Imam Al-Bukhari dalam kitab Shahih Al-Bukhari membuat bab tersendiri dengan judul Bab Hal Yuqalu Masjid Bani Fulan (Bab Bolehkah Dikatakan Masjid Bani Fulan?).
Ibnu Hajar Al-Asqalani penulis syarah kitab hadits tersebut menulis komentar sebagai berikut:
Dalam (Bab Bolehkah Dikatakan Masjid Bani Fulan?), Imam Al-Bukhari memasukkan hadits riwayat Ibnu Umar tentang musabaqah (kompetisi) di mana di dalamnya terdapat redaksi yang berbunyi, “hingga masjid Bani Zuraiq”.

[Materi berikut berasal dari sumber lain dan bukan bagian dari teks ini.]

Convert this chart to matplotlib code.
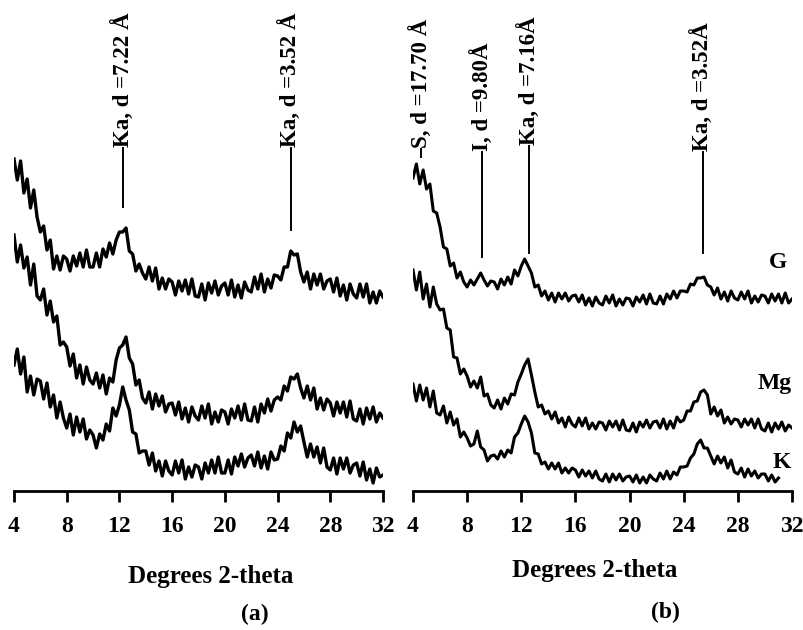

Dapat diambil kesimpulan bahwa menyambungkan (memfrasekan) masjid kepada orang yang membangunnya atau orang yang dikenal terbiasa shalat di sana itu diperbolehkan. Kebolehan ini disusul dengan kebolehan menyambungkan amal kebaikan apapun kepada pelakunya.

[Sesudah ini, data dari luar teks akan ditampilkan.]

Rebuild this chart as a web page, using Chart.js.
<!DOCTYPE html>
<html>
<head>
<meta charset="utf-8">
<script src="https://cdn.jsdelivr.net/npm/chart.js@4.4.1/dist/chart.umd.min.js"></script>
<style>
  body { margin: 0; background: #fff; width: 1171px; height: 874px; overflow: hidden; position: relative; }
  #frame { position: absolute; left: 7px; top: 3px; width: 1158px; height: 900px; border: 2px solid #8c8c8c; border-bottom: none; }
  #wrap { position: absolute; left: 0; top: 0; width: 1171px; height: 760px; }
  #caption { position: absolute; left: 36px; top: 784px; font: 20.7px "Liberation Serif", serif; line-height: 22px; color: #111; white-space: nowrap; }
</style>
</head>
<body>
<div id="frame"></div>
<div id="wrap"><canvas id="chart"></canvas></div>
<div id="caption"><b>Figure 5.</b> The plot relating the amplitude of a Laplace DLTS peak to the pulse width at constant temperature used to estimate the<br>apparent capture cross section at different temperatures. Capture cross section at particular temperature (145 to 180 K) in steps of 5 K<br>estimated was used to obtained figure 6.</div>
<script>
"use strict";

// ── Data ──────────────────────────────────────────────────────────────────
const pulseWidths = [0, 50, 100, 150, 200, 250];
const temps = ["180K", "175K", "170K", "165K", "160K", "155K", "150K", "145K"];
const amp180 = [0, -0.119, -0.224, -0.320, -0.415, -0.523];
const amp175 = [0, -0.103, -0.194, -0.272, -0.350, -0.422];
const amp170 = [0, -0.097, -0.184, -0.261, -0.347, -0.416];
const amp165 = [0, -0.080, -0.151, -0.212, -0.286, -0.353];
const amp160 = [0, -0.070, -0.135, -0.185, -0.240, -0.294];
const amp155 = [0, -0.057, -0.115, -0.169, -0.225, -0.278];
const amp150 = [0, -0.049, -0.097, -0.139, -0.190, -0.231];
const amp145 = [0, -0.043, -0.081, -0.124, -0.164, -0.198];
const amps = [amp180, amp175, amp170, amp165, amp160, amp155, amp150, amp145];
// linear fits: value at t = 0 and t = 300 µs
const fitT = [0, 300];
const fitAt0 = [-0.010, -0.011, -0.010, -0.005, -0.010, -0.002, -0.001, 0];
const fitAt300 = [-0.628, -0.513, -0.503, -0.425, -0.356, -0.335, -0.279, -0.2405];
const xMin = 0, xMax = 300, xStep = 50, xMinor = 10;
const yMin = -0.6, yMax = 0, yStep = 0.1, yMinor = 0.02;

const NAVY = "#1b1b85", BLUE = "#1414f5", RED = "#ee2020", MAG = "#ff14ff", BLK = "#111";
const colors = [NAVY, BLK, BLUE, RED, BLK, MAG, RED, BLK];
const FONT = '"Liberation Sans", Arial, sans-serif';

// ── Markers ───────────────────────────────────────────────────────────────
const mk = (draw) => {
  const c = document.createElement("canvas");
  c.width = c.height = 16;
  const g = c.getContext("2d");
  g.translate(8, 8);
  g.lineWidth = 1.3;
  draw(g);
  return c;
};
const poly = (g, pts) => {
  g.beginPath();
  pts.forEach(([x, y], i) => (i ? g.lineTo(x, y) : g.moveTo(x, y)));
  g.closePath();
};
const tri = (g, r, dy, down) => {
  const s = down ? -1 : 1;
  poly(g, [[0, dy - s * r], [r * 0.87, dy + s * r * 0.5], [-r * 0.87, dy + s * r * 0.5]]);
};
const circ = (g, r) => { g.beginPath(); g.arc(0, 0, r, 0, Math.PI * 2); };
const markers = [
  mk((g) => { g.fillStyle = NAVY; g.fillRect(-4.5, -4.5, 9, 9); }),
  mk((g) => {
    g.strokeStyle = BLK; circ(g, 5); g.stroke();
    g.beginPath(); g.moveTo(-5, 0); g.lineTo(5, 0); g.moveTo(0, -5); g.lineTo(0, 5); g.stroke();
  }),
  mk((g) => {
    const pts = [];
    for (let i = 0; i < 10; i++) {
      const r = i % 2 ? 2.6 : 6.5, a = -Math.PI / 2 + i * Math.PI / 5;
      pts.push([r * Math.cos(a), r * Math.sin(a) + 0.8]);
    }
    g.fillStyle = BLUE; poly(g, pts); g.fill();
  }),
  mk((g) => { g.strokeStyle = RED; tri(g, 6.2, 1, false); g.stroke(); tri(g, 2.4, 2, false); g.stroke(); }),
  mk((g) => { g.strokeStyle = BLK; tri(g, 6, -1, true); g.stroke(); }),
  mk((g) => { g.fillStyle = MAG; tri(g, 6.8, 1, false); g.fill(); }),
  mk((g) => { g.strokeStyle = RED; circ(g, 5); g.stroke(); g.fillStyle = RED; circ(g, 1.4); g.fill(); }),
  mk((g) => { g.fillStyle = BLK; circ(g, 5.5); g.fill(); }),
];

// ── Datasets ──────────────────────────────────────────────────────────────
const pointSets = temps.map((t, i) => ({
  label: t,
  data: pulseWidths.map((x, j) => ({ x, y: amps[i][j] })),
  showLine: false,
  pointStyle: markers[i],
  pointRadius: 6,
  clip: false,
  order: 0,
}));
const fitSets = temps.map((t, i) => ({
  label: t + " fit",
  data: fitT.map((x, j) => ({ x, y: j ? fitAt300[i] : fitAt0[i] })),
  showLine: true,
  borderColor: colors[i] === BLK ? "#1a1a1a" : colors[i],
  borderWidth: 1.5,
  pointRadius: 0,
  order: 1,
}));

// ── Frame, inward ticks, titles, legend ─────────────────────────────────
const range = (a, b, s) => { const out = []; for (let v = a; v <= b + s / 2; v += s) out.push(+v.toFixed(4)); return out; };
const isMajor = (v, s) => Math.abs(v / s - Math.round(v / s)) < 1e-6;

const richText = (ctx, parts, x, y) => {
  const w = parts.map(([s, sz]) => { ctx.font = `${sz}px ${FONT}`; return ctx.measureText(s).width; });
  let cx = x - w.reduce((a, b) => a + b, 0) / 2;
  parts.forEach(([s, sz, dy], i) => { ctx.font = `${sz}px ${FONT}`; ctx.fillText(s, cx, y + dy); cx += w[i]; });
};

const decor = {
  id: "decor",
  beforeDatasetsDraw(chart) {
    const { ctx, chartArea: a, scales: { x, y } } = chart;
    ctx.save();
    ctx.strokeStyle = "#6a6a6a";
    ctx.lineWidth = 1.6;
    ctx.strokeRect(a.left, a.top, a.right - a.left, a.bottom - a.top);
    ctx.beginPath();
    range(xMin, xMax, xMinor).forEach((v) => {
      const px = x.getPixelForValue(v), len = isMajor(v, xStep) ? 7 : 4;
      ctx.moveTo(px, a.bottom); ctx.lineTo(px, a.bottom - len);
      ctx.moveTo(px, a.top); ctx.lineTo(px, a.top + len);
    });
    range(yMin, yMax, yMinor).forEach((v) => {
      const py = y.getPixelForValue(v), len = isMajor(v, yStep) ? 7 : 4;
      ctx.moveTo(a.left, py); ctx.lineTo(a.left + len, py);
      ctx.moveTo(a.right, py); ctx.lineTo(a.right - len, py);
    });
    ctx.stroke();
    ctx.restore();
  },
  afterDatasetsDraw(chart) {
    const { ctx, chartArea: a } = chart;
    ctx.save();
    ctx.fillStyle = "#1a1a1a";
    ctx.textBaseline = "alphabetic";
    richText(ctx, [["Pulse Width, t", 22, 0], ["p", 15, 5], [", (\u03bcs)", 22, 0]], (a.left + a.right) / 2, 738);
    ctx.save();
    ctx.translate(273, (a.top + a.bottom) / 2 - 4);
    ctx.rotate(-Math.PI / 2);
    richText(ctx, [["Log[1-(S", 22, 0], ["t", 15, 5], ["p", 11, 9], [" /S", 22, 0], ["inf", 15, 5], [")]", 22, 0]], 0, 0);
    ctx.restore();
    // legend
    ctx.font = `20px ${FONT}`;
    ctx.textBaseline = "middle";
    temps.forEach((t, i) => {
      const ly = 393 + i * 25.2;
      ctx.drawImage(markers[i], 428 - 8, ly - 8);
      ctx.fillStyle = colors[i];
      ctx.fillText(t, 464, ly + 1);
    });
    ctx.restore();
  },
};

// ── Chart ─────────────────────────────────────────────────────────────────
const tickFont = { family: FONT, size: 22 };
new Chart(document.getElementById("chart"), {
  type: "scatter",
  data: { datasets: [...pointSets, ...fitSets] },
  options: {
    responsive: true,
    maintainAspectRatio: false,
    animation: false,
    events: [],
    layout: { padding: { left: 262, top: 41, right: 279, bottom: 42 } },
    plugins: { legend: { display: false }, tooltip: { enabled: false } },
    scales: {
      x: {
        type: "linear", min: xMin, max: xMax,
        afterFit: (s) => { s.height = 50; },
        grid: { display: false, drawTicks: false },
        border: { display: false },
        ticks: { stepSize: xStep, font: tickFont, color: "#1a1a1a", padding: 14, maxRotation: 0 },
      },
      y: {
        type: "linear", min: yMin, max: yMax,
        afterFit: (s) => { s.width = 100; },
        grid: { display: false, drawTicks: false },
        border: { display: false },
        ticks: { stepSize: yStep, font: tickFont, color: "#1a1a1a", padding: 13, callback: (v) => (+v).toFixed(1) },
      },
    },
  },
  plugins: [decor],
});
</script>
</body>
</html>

Ibnu Hajar melanjutkan bahwa Imam Al-Bukhari membuat judul bab dengan nada pertanyaan karena bermaksud mengingatkan akan adanya kemungkinan lain. Boleh jadi, penamaan masjid dengan nama orang sudah diketahui oleh Rasulullah SAW di mana kebiasaan seperti ini memang sudah terjadi pada masa hidup beliau. Dan boleh jadi pula hal itu baru terjadi sepeninggal beliau.
“Kemungkinan pertama ini yang lebih kuat,” kata Ibnu Hajar, “Dan jumhur ulama memperbolehkan.”
Namun ada pula ulama yang tidak memperbolehkan. Seperti Ibrahim An-Nakha’i, sebagaimana diriwayatkan oleh Ibnu Abi Syaibah bahwa Ibrahim tidak senang (makruh) berkata, “Masjid Bani Fulan,” berdasarkan firman Allah,
وَأَنَّ الْمَسَاجِدَ لِلَّهِ فَلَا تَدْعُوا مَعَ اللَّهِ أَحَدًا
“Dan sesungguhnya masjid-masjid itu adalah kepunyaan Allah. Maka janganlah kamu menyembah seseorangpun di dalamnya di samping (menyembah) Allah.” (QS. Al-Jinn [72]: 18)
Akan tetapi jawaban dari penolakan di atas menurut Ibnu Hajar adalah bahwa menyambungkan masjid dengan nama orang itu dimaksudkan untuk membedakan bukan menunjukkan kepemilikan.
Imam An-Nawawi mengatakan, “Tidak masalah menyebut masjid Bani Fulan yang dibangun oleh yang bersangkutan dengan tujuan mengenalkan (orang yang membangunnya).”
Mengenai ayat di atas, Imam Al-Qurthubi menafsirkan bahwa masjid-masjid itu adalah kepunyaan Allah sehingga janganlah kalian menyembah selain Allah.
Beliau mengutip Said bin Jubair yang berkata, “Masjid-masjid itu dibangun untuk mengingat Allah dan taat kepada-Nya.”
Imam Ibnul Arabi mengatakan, “Masjid-masjid itu meski milik Allah secara kepemilikan, dapat dinisbatkan kepada seseorang sebagai upaya mengenalkan.”
Dalam kesimpulan fatwanya, Komisi Fatwa Majma’ Al-Buhuts Al-Azhar itu menegaskan bahwa menamai masjid dengan nama orang itu tidak dilarang syariat dan tidak mengurangi pahalanya. Wallahu a’lam.